A key revelation put forward in Children of Rus’ is that Ukrainian nationalism, a political philosophy under which the idea of a unified and independent nation was conceived, was an offshoot of a preceding Russian nationalism that emerged from Ukraine’s right bank. This ‘Little Russian’ ideology (a term used by Hillis’ historical subjects), which saw Kyiv as the heart of Russian civilization, was first promoted by Bohdan Khmelnytsky in the 17th century, coalesced under the Ataman campaigns, and then reached an apex in the 19th century when it was embraced by Kyiv’s intelligentsia.
Therefore, the cultural icons, artists, thinkers, and philosophers, who are so often credited with spawning the awakening of Ukrainian nationalism never actually advocated for a full-fledged Ukrainian nationalist agenda. Instead, most argued that Ukraine was so special because it was the center of the larger sphere of East Slavic culture, an imagined socio-cultural community that included Russia.
The book has important implications not only for the way that Ukraine’s place within the Russian Empire is understood, but also for scholarly understandings of empire and cultural change. From the Russian perspective, the history of Ukraine is sometimes told as the story of a backwards, underdeveloped periphery, and the defining events and figures that gave birth to the Russian nation are placed in Moscow and St. Petersburg. In contrast, Hillis emphasizes that Ukraine (and the Ukrainian elite) were central to the ideological formation of the Russian nation. Ukraine was not a ‘backwards’ place; it was the vanguard of contemporary political ideas. The ideological center of the Russian nation, then, emerged from the geographic periphery.

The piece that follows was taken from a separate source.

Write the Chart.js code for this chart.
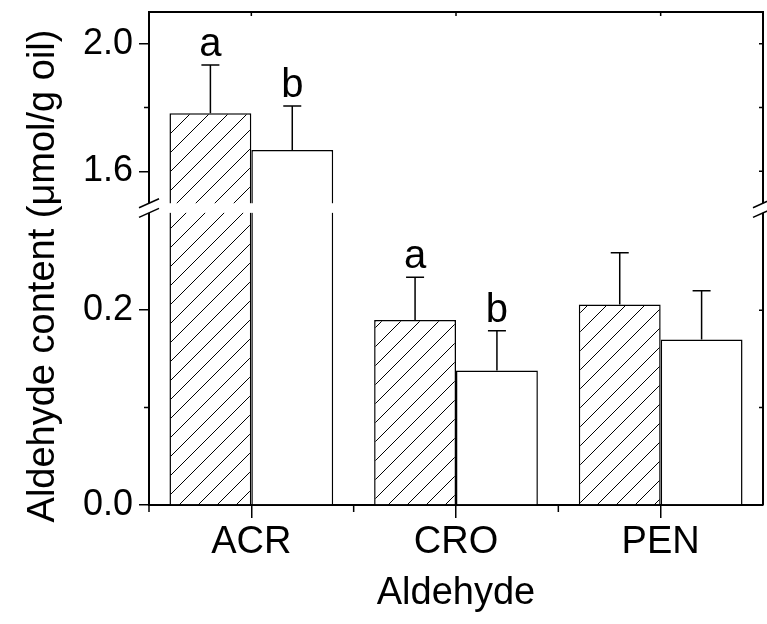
<!DOCTYPE html>
<html>
<head>
<meta charset="utf-8">
<script src="https://cdn.jsdelivr.net/npm/chart.js@4/dist/chart.umd.min.js"></script>
<style>
html, body { margin: 0; padding: 0; background: #fff; }
#wrap { width: 767px; height: 624px; }
</style>
</head>
<body>
<div id="wrap"><canvas id="canvas" width="767" height="624"></canvas></div>
<script>
// values
const aldehydes = ['ACR', 'CRO', 'PEN'];
const hatchedValues = [1.782, 0.190, 0.206];
const hatchedErrors = [0.152, 0.044, 0.053];
const openValues = [1.667, 0.138, 0.170];
const openErrors = [0.138, 0.041, 0.050];
const hatchedLetters = ['a', 'a', ''];
const openLetters = ['b', 'b', ''];
const upperTicks = [1.6, 1.8, 2.0];
const lowerTicks = [0.0, 0.1, 0.2];
const labelledTicks = [0.0, 0.2, 1.6, 2.0];

// broken y axis: 0 - 0.3 under the gap, 1.5 - 2.1 over it
const breakLow = 0.3;
const breakHigh = 1.5;
const lowMax = 0.305;
const highMin = 1.485;
const highMax = 2.1;

const FONT = "'Liberation Sans', Arial, sans-serif";

function lowPart(vals) {
    return vals.map(v => [0, Math.min(v, lowMax)]);
}
function highPart(vals) {
    return vals.map(v => v > breakHigh ? [highMin, v] : null);
}

function hatch() {
    const s = 19;
    const c = document.createElement('canvas');
    c.width = s; c.height = s;
    const g = c.getContext('2d');
    g.fillStyle = '#fff';
    g.fillRect(0, 0, s, s);
    g.strokeStyle = '#000';
    g.lineWidth = 1;
    g.beginPath();
    g.moveTo(0, s); g.lineTo(s, 0);
    g.moveTo(-2, 2); g.lineTo(2, -2);
    g.moveTo(s - 2, s + 2); g.lineTo(s + 2, s - 2);
    g.stroke();
    return g.createPattern(c, 'repeat');
}
const hatchFill = hatch();

const isMinor = v => !labelledTicks.includes(Math.round(v * 10) / 10);

// frame, axis break, error bars, letters
const decor = {
    id: 'decor',
    afterDatasetsDraw(chart) {
        const {ctx, chartArea: a, scales} = chart;
        const yH = scales.yHigh, yL = scales.yLow, x = scales.x;
        ctx.save();
        ctx.strokeStyle = '#000';
        ctx.lineWidth = 2;
        ctx.beginPath();
        ctx.moveTo(a.left, a.top);
        ctx.lineTo(a.right, a.top);
        ctx.lineTo(a.right, a.bottom);
        ctx.stroke();

        ctx.lineWidth = 1.5;
        ctx.beginPath();
        upperTicks.forEach(v => {
            const y = yH.getPixelForValue(v);
            ctx.moveTo(a.right, y); ctx.lineTo(a.right - 4, y);
            if (isMinor(v)) { ctx.moveTo(a.left, y); ctx.lineTo(a.left - 5, y); }
        });
        lowerTicks.forEach(v => {
            const y = yL.getPixelForValue(v);
            if (v > 0) { ctx.moveTo(a.right, y); ctx.lineTo(a.right - 4, y); }
            if (isMinor(v)) { ctx.moveTo(a.left, y); ctx.lineTo(a.left - 5, y); }
        });
        const half = (x.getPixelForValue(1) - x.getPixelForValue(0)) / 2;
        aldehydes.forEach((c, i) => {
            const px = x.getPixelForValue(i);
            ctx.moveTo(px, a.top); ctx.lineTo(px, a.top + 4);
            ctx.moveTo(px - half, a.bottom); ctx.lineTo(px - half, a.bottom + 7);
        });
        ctx.stroke();

        // gap of the broken axis
        const gTop = yH.getPixelForValue(breakHigh);
        const gBot = yL.getPixelForValue(breakLow);
        ctx.fillStyle = '#fff';
        ctx.fillRect(a.left - 2, gTop, a.right - a.left + 5, gBot - gTop);
        ctx.beginPath();
        [a.left, a.right].forEach(px => {
            ctx.moveTo(px - 10, gTop + 4.5); ctx.lineTo(px + 10, gTop - 4.5);
            ctx.moveTo(px - 10, gBot + 4.5); ctx.lineTo(px + 10, gBot - 4.5);
        });
        ctx.stroke();

        // error bars and letters
        ctx.fillStyle = '#000';
        ctx.font = '40px ' + FONT;
        ctx.textAlign = 'center';
        ctx.textBaseline = 'alphabetic';
        const series = [
            [hatchedValues, hatchedErrors, hatchedLetters, 0, 2],
            [openValues, openErrors, openLetters, 1, 3]
        ];
        series.forEach(([vals, errs, letters, lowIdx, highIdx]) => {
            vals.forEach((v, i) => {
                const hi = v > breakHigh;
                const sc = hi ? yH : yL;
                const bx = chart.getDatasetMeta(hi ? highIdx : lowIdx).data[i].x;
                const y0 = sc.getPixelForValue(v);
                const y1 = sc.getPixelForValue(v + errs[i]);
                ctx.beginPath();
                ctx.moveTo(bx, y0); ctx.lineTo(bx, y1);
                ctx.moveTo(bx - 9, y1); ctx.lineTo(bx + 9, y1);
                ctx.stroke();
                if (letters[i]) ctx.fillText(letters[i], bx, y1 - 9);
            });
        });

        // y title
        ctx.translate(44, 276);
        ctx.rotate(-Math.PI / 2);
        ctx.textBaseline = 'middle';
        ctx.font = '38px ' + FONT;
        ctx.fillText('Aldehyde content (\u03bcmol/g oil)', 0, 0);
        ctx.restore();
    }
};

const barStyle = {
    borderColor: '#000',
    borderWidth: 1.5,
    categoryPercentage: 0.8,
    barPercentage: 1.0
};

function yAxis(min, max, weight, tickList) {
    return {
        type: 'linear',
        position: 'left',
        stack: 'y',
        stackWeight: weight,
        stacked: false,
        min: min,
        max: max,
        afterBuildTicks: s => { s.ticks = tickList.map(v => ({ value: v })); },
        afterFit: s => { s.width = 149; s.paddingTop = 0; s.paddingBottom = 0; },
        ticks: {
            color: '#000',
            padding: 6,
            font: { family: FONT, size: 36 },
            callback: v => isMinor(v) ? '' : v.toFixed(1)
        },
        grid: {
            drawOnChartArea: false,
            tickLength: 10,
            lineWidth: 1.5,
            color: c => (c.tick && isMinor(c.tick.value)) ? 'rgba(0,0,0,0)' : '#000'
        },
        border: { color: '#000', width: 2 }
    };
}

const ctx = document.getElementById('canvas').getContext('2d');
const myChart = new Chart(ctx, {
    type: 'bar',
    data: {
        labels: aldehydes,
        datasets: [
            Object.assign({ label: 'hatched', data: lowPart(hatchedValues), yAxisID: 'yLow', stack: 'hatched', backgroundColor: hatchFill }, barStyle),
            Object.assign({ label: 'open', data: lowPart(openValues), yAxisID: 'yLow', stack: 'open', backgroundColor: '#fff' }, barStyle),
            Object.assign({ label: 'hatched high', data: highPart(hatchedValues), yAxisID: 'yHigh', stack: 'hatched', backgroundColor: hatchFill }, barStyle),
            Object.assign({ label: 'open high', data: highPart(openValues), yAxisID: 'yHigh', stack: 'open', backgroundColor: '#fff' }, barStyle)
        ]
    },
    options: {
        responsive: false,
        animation: false,
        layout: { padding: { top: 12, right: 4, left: 0, bottom: 0 } },
        plugins: { legend: { display: false }, tooltip: { enabled: false } },
        scales: {
            x: {
                type: 'category',
                offset: true,
                afterFit: s => { s.height = 119; s.paddingLeft = 0; s.paddingRight = 0; },
                grid: { offset: false, drawOnChartArea: false, tickLength: 13, color: '#000', lineWidth: 1.5 },
                border: { color: '#000', width: 2 },
                ticks: { color: '#000', padding: 2, font: { family: FONT, size: 38 } },
                title: { display: true, text: 'Aldehyde', color: '#000', font: { family: FONT, size: 38 }, padding: { top: 0, bottom: 8 } }
            },
            // left boxes are laid out in reverse, so the lower segment comes first
            yLow: yAxis(0, lowMax, 297, lowerTicks),
            yHigh: yAxis(highMin, highMax, 196, upperTicks)
        }
    },
    plugins: [decor]
});
</script>
</body>
</html>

In discussion, economist Thane Gustafson observed that Hillis' conclusions, which are admitedly startling to those familiar with the historical literature of this region, make perfect sense from a the perspective of economic history. Gustafson noted that all intellectuals, regardless of the value or content of their ideas, need money to survive. They need to eat. They need to publish. The need a platform. They need instrastructure and financing. Intellectuals require sponsors. Coal and steel production was picking up in Donbas around this time, sugar fortunes were being built, and wheat was being exported in massive quantities out of Odessa. It is not surprising that the center of politcal innovation and political influence overlapped temporally and geographically with this intense economic growth.
Dominique Arel also brought theories of 'high' and 'low' culture into the discusion, suggesting that the Ukrainian language, which was the chosen language of Kyiv's 'Little Russian' intellectuals, was promoted as a viable element of 'low culture.' Hillis agreed with this suggestion, clarifying that Ukrainian was seen as a valuable mode of discourse by the 'Little Russians' even as the Russian language was understood as the standard language of the empire--the 'high' culture register of society. At the same time they promoted Russian nationalism, 'Little Russian' intellectuals also began publishing Ukrainian folk tales and cultural material in their newspapers and even helped open Ukranian language schools. This was, therefore, a particularly interesting historical moment when language divides were not perceived as an ideological threat to the empire. Rather, the 'Little Russians' beileved that linguistic diversity enriched the Russian empire and sought to provide political education to the ordinary people in their own language.